Il y a ainsi, dans Notre pain quotidien, ces longs plans sur les ouvriers de l’agroalimentaires prenant leur pause déjeuner : on se demande d’abord comment il font pour ne pas être dégoûtés par la nourriture – puis on se demande comment nous faisons pour ne pas être dégoûtés non plus. Et de même que Notre pain quotidien fonctionne au dégoût, We Feed the World fonctionne à la culpabilité : à cause de notre inconscience de consommateur, nous autorisons l’industrie agroalimentaire à saccager la forêt amazonienne, à faire mourir de faim des paysans du tiers-monde et à faire disparaître les saveurs d’antan.

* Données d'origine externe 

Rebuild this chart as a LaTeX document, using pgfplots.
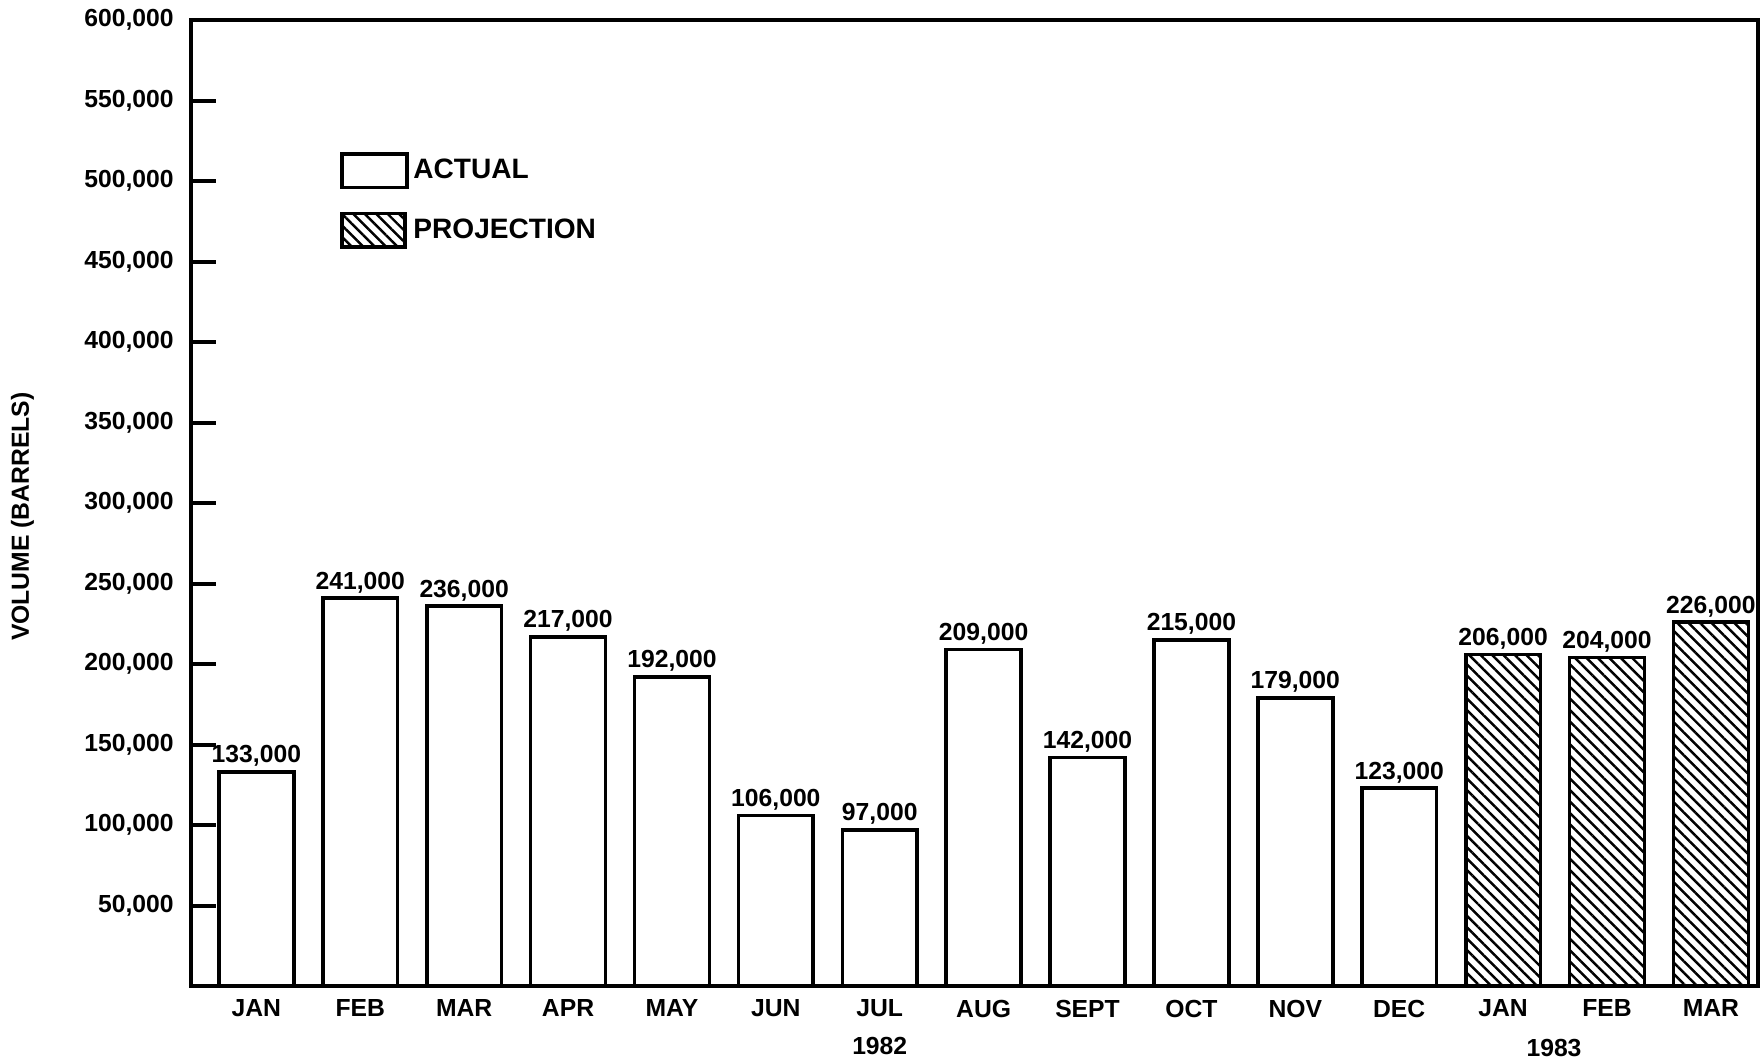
\documentclass[border=0pt]{standalone}
\usepackage{fontspec}
\setmainfont{Liberation Sans}
\usepackage{pgfplots}
\pgfplotsset{compat=1.18}
\usetikzlibrary{patterns.meta}
\newcommand{\lab}{\fontsize{11}{13}\selectfont\bfseries}
\newcommand{\leglab}{\fontsize{12.5}{14}\selectfont\bfseries}

\pgfplotstableread{
x  y
0  133000
1  241000
2  236000
3  217000
4  192000
5  106000
6  97000
7  209000
8  142000
9  215000
10 179000
11 123000
}\actual

\pgfplotstableread{
x  y
12 206000
13 204000
14 226000
}\projection

\tikzset{hatch/.style={pattern={Lines[angle=-45,distance=3.6pt,line width=1.1pt]}}}

\begin{document}
\begin{tikzpicture}
\useasboundingbox (-85pt,-33.5pt) rectangle (699pt,439pt);
\begin{axis}[
  at={(0,0)}, anchor=south west,
  scale only axis, width=697.5pt, height=430pt,
  ybar, bar width=0.72,
  xmin=-0.63, xmax=14.45, ymin=0, ymax=600000,
  clip=false,
  axis line style={line width=1.8pt},
  xtick={0,1,2,3,4,5,6,7,8,9,10,11,12,13,14},
  xticklabels={JAN,FEB,MAR,APR,MAY,JUN,JUL,AUG,SEPT,OCT,NOV,DEC,JAN,FEB,MAR},
  x tick style={draw=none},
  xticklabel style={font=\lab, inner sep=0pt, yshift=-6pt},
  ytick={50000,100000,150000,200000,250000,300000,350000,400000,450000,500000,550000,600000},
  ytick pos=left,
  tick align=inside,
  major tick length=11pt,
  y tick style={line width=1.8pt, black},
  scaled y ticks=false,
  /pgf/number format/.cd, fixed, precision=0, 1000 sep={,}, assume math mode=true,
  /pgfplots/.cd,
  yticklabel={\pgfmathprintnumber{\tick}},
  yticklabel style={font=\lab, inner sep=0pt, xshift=-7.5pt},
  ylabel={VOLUME (BARRELS)},
  ylabel style={font=\lab, at={(axis description cs:-0.1075,0.486)}, anchor=center},
  nodes near coords={\pgfmathprintnumber{\pgfplotspointmeta}},
  every node near coord/.append style={font=\lab, anchor=south, inner sep=1.5pt},
  legend style={draw=none, fill=none, at={(0.095,0.864)}, anchor=north west,
    font=\leglab, row sep=10pt, inner sep=0pt},
  legend cell align=left,
]
\addplot[bar shift=0pt, draw=black, line width=1.6pt, fill=white,
  legend image code/.code={\draw[line width=1.6pt, fill=white] (0pt,-7.5pt) rectangle (29pt,7.5pt);}]
  table[x=x, y=y] {\actual};
\addlegendentry{ACTUAL}
\addplot[bar shift=0pt, draw=black, line width=1.6pt, hatch,
  legend image code/.code={\draw[line width=1.6pt, hatch] (0pt,-7.5pt) rectangle (28pt,7.5pt);}]
  table[x=x, y=y] {\projection};
\addlegendentry{PROJECTION}
\node[font=\lab] at (axis cs:6,0) [yshift=-26.5pt] {1982};
\node[font=\lab] at (axis cs:12.49,0) [yshift=-27.5pt] {1983};
\end{axis}
\end{tikzpicture}
\end{document}
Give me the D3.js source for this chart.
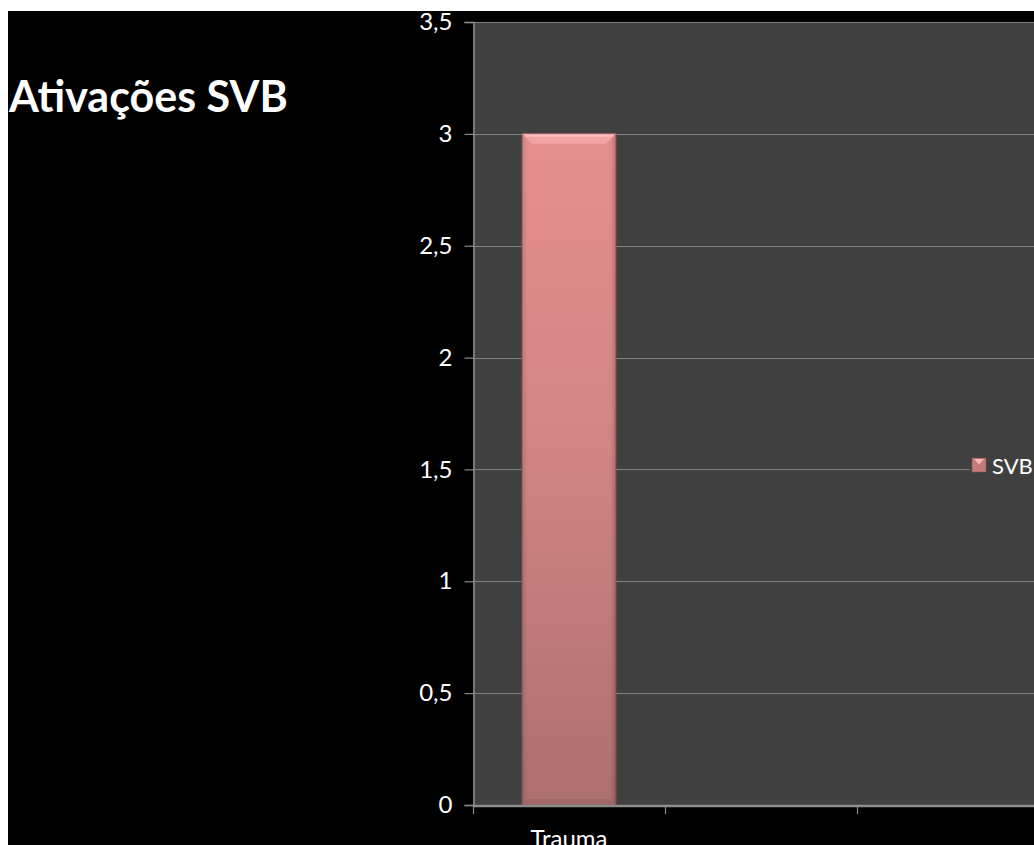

Le patron de Nestlé conclut We Feed the World sur ces mots : « Nous avons tout ce que nous voulons, mais nous conservons du vague à l’âme. » Il semble bien en effet que la production à grande échelle, et selon des méthodes rationalisées, de nourriture, ne soit qu’un aboutissement naturel de ce qui était pratiqué jusque-là. L’enfermement de poules par dizaines de milliers dans des hangars gigantesques n’est pour ainsi dire que le prolongement de la logique de la domesticité. Pourtant, les images sont difficilement supportables : on ne peut pas mettre sur le même plan la production d’une cuisse de poulet et d’une voiture. Il y a un saut qualitatif à faire du quantitatif… C’est probablement cela, le « vague à l’âme ».